### STATED TASK:
Present every line in which the string "chart" appears.

** Start SUPPLIED MATERIAL **

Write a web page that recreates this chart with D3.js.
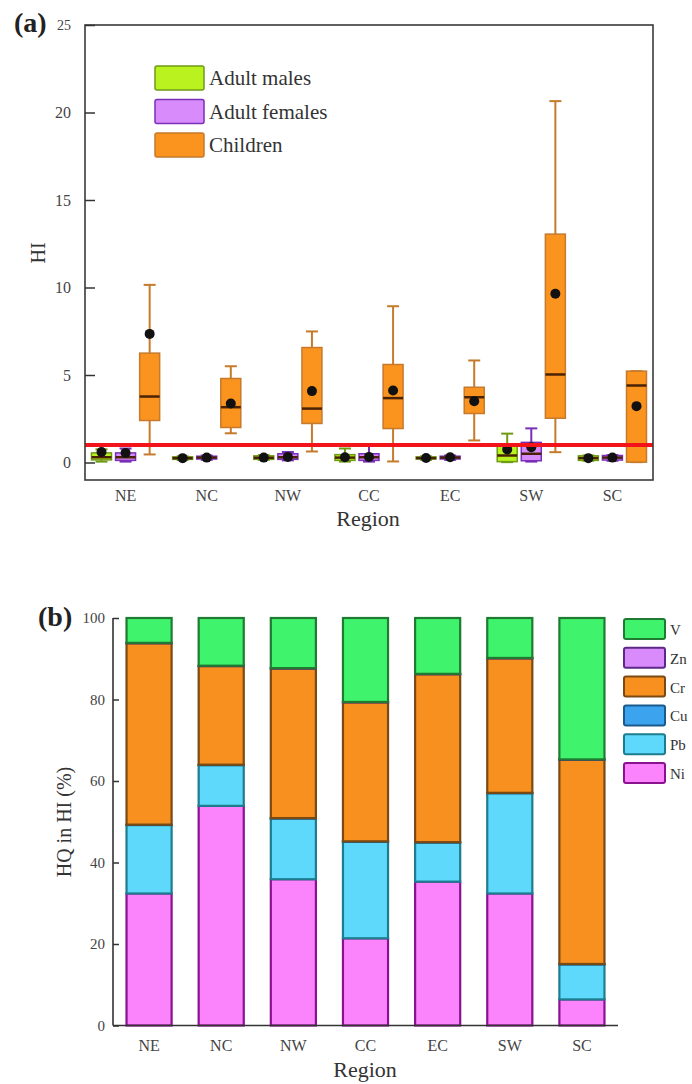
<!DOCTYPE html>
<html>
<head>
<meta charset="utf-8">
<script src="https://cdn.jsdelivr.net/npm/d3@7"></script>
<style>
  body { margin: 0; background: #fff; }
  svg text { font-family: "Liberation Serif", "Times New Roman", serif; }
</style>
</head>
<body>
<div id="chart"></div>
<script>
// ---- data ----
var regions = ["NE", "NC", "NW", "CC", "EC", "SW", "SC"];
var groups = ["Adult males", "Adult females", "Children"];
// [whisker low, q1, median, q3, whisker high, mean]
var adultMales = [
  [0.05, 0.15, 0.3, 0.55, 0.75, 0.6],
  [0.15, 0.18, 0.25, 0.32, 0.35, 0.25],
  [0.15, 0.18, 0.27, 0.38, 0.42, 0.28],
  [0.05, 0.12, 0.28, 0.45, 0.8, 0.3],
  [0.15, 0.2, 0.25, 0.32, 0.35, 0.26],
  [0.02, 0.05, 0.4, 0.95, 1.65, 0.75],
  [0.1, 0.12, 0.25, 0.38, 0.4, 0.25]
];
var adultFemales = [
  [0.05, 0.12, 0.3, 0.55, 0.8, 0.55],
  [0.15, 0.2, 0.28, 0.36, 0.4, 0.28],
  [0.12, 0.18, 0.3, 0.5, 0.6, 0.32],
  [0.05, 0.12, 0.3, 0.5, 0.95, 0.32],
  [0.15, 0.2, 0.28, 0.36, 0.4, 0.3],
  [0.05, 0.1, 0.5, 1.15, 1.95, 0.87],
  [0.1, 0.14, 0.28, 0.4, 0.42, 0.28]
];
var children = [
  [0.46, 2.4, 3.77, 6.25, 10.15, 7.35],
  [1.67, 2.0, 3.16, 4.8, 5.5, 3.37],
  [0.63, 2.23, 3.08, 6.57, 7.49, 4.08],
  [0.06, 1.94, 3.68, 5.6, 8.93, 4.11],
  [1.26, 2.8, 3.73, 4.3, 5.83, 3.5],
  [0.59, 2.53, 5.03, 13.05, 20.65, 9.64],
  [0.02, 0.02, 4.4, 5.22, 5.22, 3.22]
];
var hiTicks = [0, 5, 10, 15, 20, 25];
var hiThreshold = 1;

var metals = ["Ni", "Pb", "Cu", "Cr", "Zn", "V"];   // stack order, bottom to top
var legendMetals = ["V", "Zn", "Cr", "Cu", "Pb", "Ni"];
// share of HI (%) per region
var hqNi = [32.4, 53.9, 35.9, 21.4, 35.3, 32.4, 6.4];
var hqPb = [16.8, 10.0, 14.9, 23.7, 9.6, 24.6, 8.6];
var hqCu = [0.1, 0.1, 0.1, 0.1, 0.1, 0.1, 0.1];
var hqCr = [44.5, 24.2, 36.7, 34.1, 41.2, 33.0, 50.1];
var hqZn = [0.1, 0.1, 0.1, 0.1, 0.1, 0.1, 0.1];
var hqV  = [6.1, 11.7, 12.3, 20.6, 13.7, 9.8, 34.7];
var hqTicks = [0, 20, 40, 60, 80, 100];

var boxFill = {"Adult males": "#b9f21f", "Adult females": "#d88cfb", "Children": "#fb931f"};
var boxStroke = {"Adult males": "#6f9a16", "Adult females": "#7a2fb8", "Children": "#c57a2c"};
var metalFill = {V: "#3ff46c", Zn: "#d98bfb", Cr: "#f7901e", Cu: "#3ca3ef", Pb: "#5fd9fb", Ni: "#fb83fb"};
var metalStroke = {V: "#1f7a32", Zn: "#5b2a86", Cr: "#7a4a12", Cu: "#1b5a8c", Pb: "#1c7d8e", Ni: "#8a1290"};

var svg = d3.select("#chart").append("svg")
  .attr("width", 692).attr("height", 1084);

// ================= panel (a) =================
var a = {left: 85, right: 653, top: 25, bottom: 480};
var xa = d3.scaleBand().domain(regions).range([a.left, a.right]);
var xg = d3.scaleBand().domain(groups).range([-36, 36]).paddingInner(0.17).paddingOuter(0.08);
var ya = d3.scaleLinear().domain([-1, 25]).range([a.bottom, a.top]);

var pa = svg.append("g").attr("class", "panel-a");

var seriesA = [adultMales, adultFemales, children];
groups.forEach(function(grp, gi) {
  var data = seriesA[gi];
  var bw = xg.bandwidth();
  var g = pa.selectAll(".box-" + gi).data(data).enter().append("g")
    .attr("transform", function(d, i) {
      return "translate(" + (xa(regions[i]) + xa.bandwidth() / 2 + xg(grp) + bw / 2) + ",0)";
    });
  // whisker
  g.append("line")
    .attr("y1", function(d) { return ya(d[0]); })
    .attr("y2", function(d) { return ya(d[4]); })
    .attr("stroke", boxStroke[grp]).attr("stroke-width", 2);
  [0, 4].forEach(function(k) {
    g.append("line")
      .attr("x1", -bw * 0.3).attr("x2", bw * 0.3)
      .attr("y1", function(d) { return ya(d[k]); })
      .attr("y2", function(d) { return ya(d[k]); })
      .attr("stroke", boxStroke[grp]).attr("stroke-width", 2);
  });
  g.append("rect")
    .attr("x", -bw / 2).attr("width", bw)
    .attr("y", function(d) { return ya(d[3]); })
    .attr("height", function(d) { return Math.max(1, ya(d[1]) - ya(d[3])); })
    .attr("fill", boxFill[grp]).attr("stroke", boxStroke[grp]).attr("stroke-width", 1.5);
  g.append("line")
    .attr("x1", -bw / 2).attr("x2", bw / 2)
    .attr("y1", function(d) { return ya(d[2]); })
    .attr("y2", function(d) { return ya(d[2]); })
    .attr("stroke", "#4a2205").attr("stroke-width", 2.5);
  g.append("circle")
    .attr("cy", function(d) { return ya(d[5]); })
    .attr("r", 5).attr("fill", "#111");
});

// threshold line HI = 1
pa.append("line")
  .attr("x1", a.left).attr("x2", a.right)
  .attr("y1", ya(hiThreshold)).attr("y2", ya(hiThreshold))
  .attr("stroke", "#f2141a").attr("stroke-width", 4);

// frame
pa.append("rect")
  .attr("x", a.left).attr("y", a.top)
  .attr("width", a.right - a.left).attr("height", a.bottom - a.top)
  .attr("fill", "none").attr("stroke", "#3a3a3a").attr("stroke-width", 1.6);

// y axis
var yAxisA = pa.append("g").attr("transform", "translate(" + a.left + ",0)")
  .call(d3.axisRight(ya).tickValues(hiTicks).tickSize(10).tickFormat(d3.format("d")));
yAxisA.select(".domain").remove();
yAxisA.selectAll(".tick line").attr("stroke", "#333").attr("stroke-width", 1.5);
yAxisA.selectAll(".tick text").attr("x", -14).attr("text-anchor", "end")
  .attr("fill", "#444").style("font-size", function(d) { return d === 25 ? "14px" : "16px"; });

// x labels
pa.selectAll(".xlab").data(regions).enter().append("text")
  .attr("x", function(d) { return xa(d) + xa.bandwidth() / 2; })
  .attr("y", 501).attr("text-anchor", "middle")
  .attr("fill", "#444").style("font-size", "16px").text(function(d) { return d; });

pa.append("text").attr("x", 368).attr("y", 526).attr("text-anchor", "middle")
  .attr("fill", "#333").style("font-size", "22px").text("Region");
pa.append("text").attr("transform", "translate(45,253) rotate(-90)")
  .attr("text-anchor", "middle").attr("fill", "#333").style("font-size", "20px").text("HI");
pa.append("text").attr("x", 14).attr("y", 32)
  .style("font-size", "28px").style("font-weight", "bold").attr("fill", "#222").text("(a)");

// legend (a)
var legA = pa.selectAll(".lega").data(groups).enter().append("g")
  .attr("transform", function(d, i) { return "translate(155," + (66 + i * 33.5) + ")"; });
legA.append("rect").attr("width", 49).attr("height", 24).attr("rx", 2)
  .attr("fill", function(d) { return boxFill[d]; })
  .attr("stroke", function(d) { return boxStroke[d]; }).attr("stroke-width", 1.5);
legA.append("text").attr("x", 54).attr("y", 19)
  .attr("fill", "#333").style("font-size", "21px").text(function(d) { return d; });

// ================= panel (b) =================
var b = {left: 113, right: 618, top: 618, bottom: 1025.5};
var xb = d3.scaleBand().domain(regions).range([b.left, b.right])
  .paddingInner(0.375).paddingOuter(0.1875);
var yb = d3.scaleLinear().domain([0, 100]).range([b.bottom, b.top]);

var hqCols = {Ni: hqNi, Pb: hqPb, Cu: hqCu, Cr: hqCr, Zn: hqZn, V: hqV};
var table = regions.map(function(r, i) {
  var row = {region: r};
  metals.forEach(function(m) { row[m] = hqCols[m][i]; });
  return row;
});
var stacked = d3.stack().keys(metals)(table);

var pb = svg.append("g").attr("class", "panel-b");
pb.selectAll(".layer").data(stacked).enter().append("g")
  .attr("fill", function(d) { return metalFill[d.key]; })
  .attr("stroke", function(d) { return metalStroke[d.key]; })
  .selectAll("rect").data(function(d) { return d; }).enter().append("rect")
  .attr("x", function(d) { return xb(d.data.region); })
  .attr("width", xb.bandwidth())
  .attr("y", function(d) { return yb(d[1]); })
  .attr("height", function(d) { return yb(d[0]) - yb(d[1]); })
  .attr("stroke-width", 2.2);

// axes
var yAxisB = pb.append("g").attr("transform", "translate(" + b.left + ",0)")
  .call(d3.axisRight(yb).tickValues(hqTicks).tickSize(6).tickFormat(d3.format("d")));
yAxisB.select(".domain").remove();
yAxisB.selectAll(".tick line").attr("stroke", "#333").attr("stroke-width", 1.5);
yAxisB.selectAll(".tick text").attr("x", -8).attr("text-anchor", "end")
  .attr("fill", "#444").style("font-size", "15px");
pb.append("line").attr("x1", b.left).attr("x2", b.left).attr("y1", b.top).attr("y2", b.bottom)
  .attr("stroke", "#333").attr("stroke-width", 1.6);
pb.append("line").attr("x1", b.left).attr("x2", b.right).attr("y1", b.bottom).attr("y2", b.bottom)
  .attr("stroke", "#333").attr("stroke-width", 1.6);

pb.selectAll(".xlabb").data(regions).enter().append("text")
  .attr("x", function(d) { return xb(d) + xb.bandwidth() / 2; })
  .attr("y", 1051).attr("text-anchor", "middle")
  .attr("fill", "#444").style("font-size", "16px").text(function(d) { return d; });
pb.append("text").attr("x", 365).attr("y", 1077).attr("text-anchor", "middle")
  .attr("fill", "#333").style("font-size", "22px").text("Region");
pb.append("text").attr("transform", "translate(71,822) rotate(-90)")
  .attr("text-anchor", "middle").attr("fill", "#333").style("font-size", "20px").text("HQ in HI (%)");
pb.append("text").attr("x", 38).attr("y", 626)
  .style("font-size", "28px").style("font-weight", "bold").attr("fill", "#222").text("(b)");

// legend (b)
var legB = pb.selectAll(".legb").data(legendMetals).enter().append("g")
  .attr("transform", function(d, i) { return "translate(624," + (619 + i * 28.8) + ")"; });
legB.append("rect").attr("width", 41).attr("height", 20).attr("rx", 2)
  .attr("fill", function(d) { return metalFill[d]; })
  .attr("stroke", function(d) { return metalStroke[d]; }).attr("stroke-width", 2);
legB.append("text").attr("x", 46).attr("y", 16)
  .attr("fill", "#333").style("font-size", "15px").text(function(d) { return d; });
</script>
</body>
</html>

** End SUPPLIED MATERIAL **

### COMPLETED TASK:
Write a web page that recreates this chart with D3.js.
<div id="chart"></div>
var svg = d3.select("#chart").append("svg")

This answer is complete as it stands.